--- BEGIN ---

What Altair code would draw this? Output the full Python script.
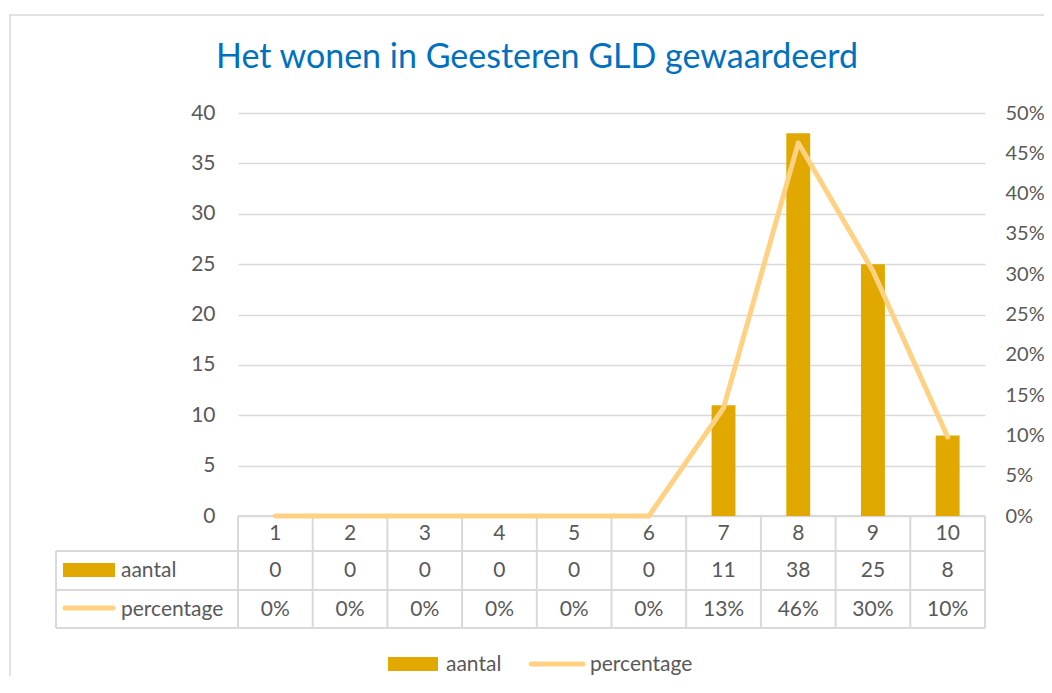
import altair as alt
import pandas as pd

categories = ["1", "2", "3", "4", "5", "6", "7", "8", "9", "10"]
aantal = [0, 0, 0, 0, 0, 0, 11, 38, 25, 8]
percentage = [0.0, 0.0, 0.0, 0.0, 0.0, 0.0, 0.134, 0.463, 0.304, 0.098]
left_ticks = [0, 5, 10, 15, 20, 25, 30, 35, 40]
right_ticks = [0, 0.05, 0.10, 0.15, 0.20, 0.25, 0.30, 0.35, 0.40, 0.45, 0.50]
title_text = "Het wonen in Geesteren GLD gewaardeerd"
series_names = ["aantal", "percentage"]

BAR = "#E1A900"
LINE = "#FFD283"
GRID = "#D9D9D9"
TXT = "#595959"
FONT = "Lato"
FS = 21

W, H = 747, 403

df = pd.DataFrame({"cat": categories, "aantal": aantal, "percentage": percentage})
one = pd.DataFrame({"k": [0]})

xenc = alt.X("cat:O", sort=categories, scale=alt.Scale(paddingInner=0, paddingOuter=0), axis=None)

base = alt.Chart(df)

bars = base.mark_bar(color=BAR, width=alt.RelativeBandSize(0.32)).encode(
    x=xenc,
    y=alt.Y("aantal:Q", scale=alt.Scale(domain=[0, 40]),
            axis=alt.Axis(orient="left", values=left_ticks, grid=True, gridColor=GRID,
                          gridWidth=1.5, title=None, labelPadding=23, labelFontSize=FS)),
)

line = base.mark_line(color=LINE, strokeWidth=5, strokeCap="round", strokeJoin="round").encode(
    x=xenc,
    y=alt.Y("percentage:Q", scale=alt.Scale(domain=[0, 0.5]),
            axis=alt.Axis(orient="right", values=right_ticks, format=".0%", grid=False,
                          title=None, labelPadding=20, labelFontSize=20)),
)

# table grid
def rule(x1, x2, y1, y2):
    return alt.Chart(one).mark_rule(color=GRID, strokeWidth=2).encode(
        x=alt.value(x1), x2=alt.value(x2), y=alt.value(y1), y2=alt.value(y2))

rules = [
    rule(0, W, H, H),
    rule(-182, W, 438, 438),
    rule(-182, W, 477, 477),
    rule(-182, W, 515, 515),
    rule(-182, -182, 438, 515),
    rule(W, W, H, 515),
]

vlines = base.mark_rule(color=GRID, strokeWidth=2).encode(
    x=alt.X("cat:O", sort=categories, scale=alt.Scale(paddingInner=0, paddingOuter=0),
            axis=None, bandPosition=0),
    y=alt.value(H), y2=alt.value(515),
)

def celltext(field, ypos, fmt=None):
    t = alt.Text(f"{field}:Q", format=fmt) if fmt else alt.Text(f"{field}:N")
    return base.mark_text(font=FONT, fontSize=FS, color=TXT, baseline="middle").encode(
        x=xenc, y=alt.value(ypos), text=t)

header = celltext("cat", 421)
row1 = celltext("aantal", 458)
row2 = celltext("percentage", 497, ".0%")

def label(txt, x, y, size=FS, color=TXT, align="left", baseline="middle"):
    return alt.Chart(one).mark_text(font=FONT, fontSize=size, color=color, align=align,
                                    baseline=baseline, text=txt).encode(
        x=alt.value(x), y=alt.value(y))

def swatch_rect(x1, x2, y1, y2):
    return alt.Chart(one).mark_rect(color=BAR).encode(
        x=alt.value(x1), x2=alt.value(x2), y=alt.value(y1), y2=alt.value(y2))

def swatch_line(x1, x2, y):
    return alt.Chart(one).mark_rule(color=LINE, strokeWidth=5, strokeCap="round").encode(
        x=alt.value(x1), x2=alt.value(x2), y=alt.value(y))

border = alt.Chart(one).mark_rect(fill=None, stroke=GRID, strokeWidth=1.5).encode(
    x=alt.value(-228), x2=alt.value(W + 80), y=alt.value(-98), y2=alt.value(H + 250))

title = label(title_text, 299, -45, size=34, color="#0070C0", align="center", baseline="alphabetic")

legend_parts = [
    swatch_rect(-175, -123, 450, 464), label(series_names[0], -117, 458),
    swatch_line(-173, -125, 495), label(series_names[1], -117, 497),
    swatch_rect(150, 200, 544, 558), label(series_names[0], 208, 552),
    swatch_line(293, 345, 551), label(series_names[1], 352, 552),
]

chart = alt.layer(
    border, *rules, vlines, bars, line, header, row1, row2, title, *legend_parts
).resolve_scale(y="independent").properties(
    width=W, height=H,
    padding={"left": 230, "top": 105, "right": 59, "bottom": 160},
    autosize=alt.AutoSizeParams(type="none"),
).configure_view(stroke=None).configure_axis(
    labelFont=FONT, labelColor=TXT, domain=False, ticks=False,
)

chart.save("out.html", embed_options={"renderer": "svg", "actions": False})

--- END ---

Exercise brief –
Leave out all pictures, then copy the remaining material exactly.

Solution –
What Altair code would draw this? Output the full Python script.
import altair as alt
import pandas as pd

categories = ["1", "2", "3", "4", "5", "6", "7", "8", "9", "10"]
aantal = [0, 0, 0, 0, 0, 0, 11, 38, 25, 8]
percentage = [0.0, 0.0, 0.0, 0.0, 0.0, 0.0, 0.134, 0.463, 0.304, 0.098]
left_ticks = [0, 5, 10, 15, 20, 25, 30, 35, 40]
right_ticks = [0, 0.05, 0.10, 0.15, 0.20, 0.25, 0.30, 0.35, 0.40, 0.45, 0.50]
title_text = "Het wonen in Geesteren GLD gewaardeerd"
series_names = ["aantal", "percentage"]

BAR = "#E1A900"
LINE = "#FFD283"
GRID = "#D9D9D9"
TXT = "#595959"
FONT = "Lato"
FS = 21

W, H = 747, 403

df = pd.DataFrame({"cat": categories, "aantal": aantal, "percentage": percentage})
one = pd.DataFrame({"k": [0]})

xenc = alt.X("cat:O", sort=categories, scale=alt.Scale(paddingInner=0, paddingOuter=0), axis=None)

base = alt.Chart(df)

bars = base.mark_bar(color=BAR, width=alt.RelativeBandSize(0.32)).encode(
    x=xenc,
    y=alt.Y("aantal:Q", scale=alt.Scale(domain=[0, 40]),
            axis=alt.Axis(orient="left", values=left_ticks, grid=True, gridColor=GRID,
                          gridWidth=1.5, title=None, labelPadding=23, labelFontSize=FS)),
)

line = base.mark_line(color=LINE, strokeWidth=5, strokeCap="round", strokeJoin="round").encode(
    x=xenc,
    y=alt.Y("percentage:Q", scale=alt.Scale(domain=[0, 0.5]),
            axis=alt.Axis(orient="right", values=right_ticks, format=".0%", grid=False,
                          title=None, labelPadding=20, labelFontSize=20)),
)

# table grid
def rule(x1, x2, y1, y2):
    return alt.Chart(one).mark_rule(color=GRID, strokeWidth=2).encode(
        x=alt.value(x1), x2=alt.value(x2), y=alt.value(y1), y2=alt.value(y2))

rules = [
    rule(0, W, H, H),
    rule(-182, W, 438, 438),
    rule(-182, W, 477, 477),
    rule(-182, W, 515, 515),
    rule(-182, -182, 438, 515),
    rule(W, W, H, 515),
]

vlines = base.mark_rule(color=GRID, strokeWidth=2).encode(
    x=alt.X("cat:O", sort=categories, scale=alt.Scale(paddingInner=0, paddingOuter=0),
            axis=None, bandPosition=0),
    y=alt.value(H), y2=alt.value(515),
)

def celltext(field, ypos, fmt=None):
    t = alt.Text(f"{field}:Q", format=fmt) if fmt else alt.Text(f"{field}:N")
    return base.mark_text(font=FONT, fontSize=FS, color=TXT, baseline="middle").encode(
        x=xenc, y=alt.value(ypos), text=t)

header = celltext("cat", 421)
row1 = celltext("aantal", 458)
row2 = celltext("percentage", 497, ".0%")

def label(txt, x, y, size=FS, color=TXT, align="left", baseline="middle"):
    return alt.Chart(one).mark_text(font=FONT, fontSize=size, color=color, align=align,
                                    baseline=baseline, text=txt).encode(
        x=alt.value(x), y=alt.value(y))

def swatch_rect(x1, x2, y1, y2):
    return alt.Chart(one).mark_rect(color=BAR).encode(
        x=alt.value(x1), x2=alt.value(x2), y=alt.value(y1), y2=alt.value(y2))

def swatch_line(x1, x2, y):
    return alt.Chart(one).mark_rule(color=LINE, strokeWidth=5, strokeCap="round").encode(
        x=alt.value(x1), x2=alt.value(x2), y=alt.value(y))

border = alt.Chart(one).mark_rect(fill=None, stroke=GRID, strokeWidth=1.5).encode(
    x=alt.value(-228), x2=alt.value(W + 80), y=alt.value(-98), y2=alt.value(H + 250))

title = label(title_text, 299, -45, size=34, color="#0070C0", align="center", baseline="alphabetic")

legend_parts = [
    swatch_rect(-175, -123, 450, 464), label(series_names[0], -117, 458),
    swatch_line(-173, -125, 495), label(series_names[1], -117, 497),
    swatch_rect(150, 200, 544, 558), label(series_names[0], 208, 552),
    swatch_line(293, 345, 551), label(series_names[1], 352, 552),
]

chart = alt.layer(
    border, *rules, vlines, bars, line, header, row1, row2, title, *legend_parts
).resolve_scale(y="independent").properties(
    width=W, height=H,
    padding={"left": 230, "top": 105, "right": 59, "bottom": 160},
    autosize=alt.AutoSizeParams(type="none"),
).configure_view(stroke=None).configure_axis(
    labelFont=FONT, labelColor=TXT, domain=False, ticks=False,
)

chart.save("out.html", embed_options={"renderer": "svg", "actions": False})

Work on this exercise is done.